FiberOptics_04_Summary

One of the first practical uses of fiber optics was in the 1950’s when Kapany bundled glass fibers together into a coherent arrangement to make the first fiberscope. This was used to view internal body organs. The fiberscope has found its way into many industrial and aerospace uses. Optical fiber was not considered for use in communication because of its high attenuation until 1970 when Keck and Mauer of Corning Glass developed a stepped index fiber with a loss of no more than 20 dB per kilometer. Today, new combinations of core and cladding material have provided fiber with a loss far below Keck’s “20 dB” fiber.

Fiber is made of two types of material differing only by a slight amount. The inside silica material is called the “core” (n1) and the surrounding silica material is called the “cladding” (n2). To make one different from the other, materials called “dopants” are diffused into the silica to change the index of refraction or optical density. The fact that the core index is doped such that it is only slightly larger than the index of the cladding is the mechanism that keeps light confined mainly to the core. Typically if the cladding index of refraction is 1.45 than the core index of refraction is around 1.46.

An outer coating protects the glass fiber (core and cladding). This coating is usually a polyamide or acrylate polymer. In a spaceflight cable, a loose tube buffer made of polyester elastomer surrounds the coated fiber.
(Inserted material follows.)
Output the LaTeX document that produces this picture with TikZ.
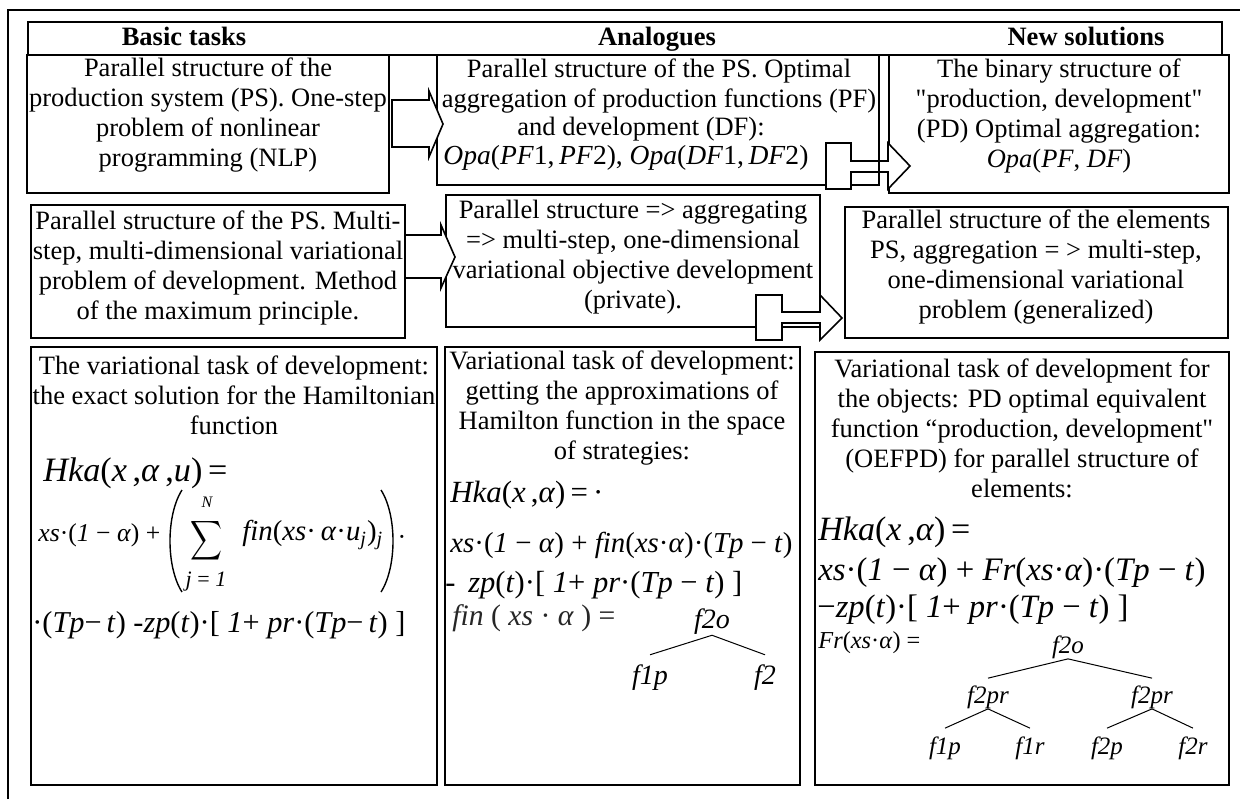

The strength members surrounding the buffer are made of Kevlar in commercial cable but must be a Teflon/fiberglass material for spaceflight cable. Kevlar tends to hold moisture and can cause the actual silica structure to alter if exposed to water for a long enough period of time. The outside jacketing is usually made of a Tefzel material.

The entire Electro-magnetic spectrum spans from a wavelength of 100 km at 3 kHz frequency (audio) to a wavelength of 10-4 nm at 1010 Hz frequency (gamma rays).

Some key parameters to consider in fiber optic theory are:

  • Bandwidth
  • Dispersion
  • Attenuation
  • Numeric Aperture
  • Modes and V Number

Types of losses include:

  • Alignment
  • Microbend
  • Macrobend
  • Fiber Cracks
  • Fiber Mismatch
  • Air Gaps
  • End Face Obstructions

Fiber Optic Workmanship contains the following steps:

  • Fiber Preparation
  • Cleaning
  • Epoxy Mixing
  • Connector Assembly
  • Inspection
  • Testing

The overarching NASA standard for fiber optics is: FIBER OPTIC TERMINATIONS, CABLE ASSEMBLIES, AND INSTALLATION, NASA-STD 8739-5.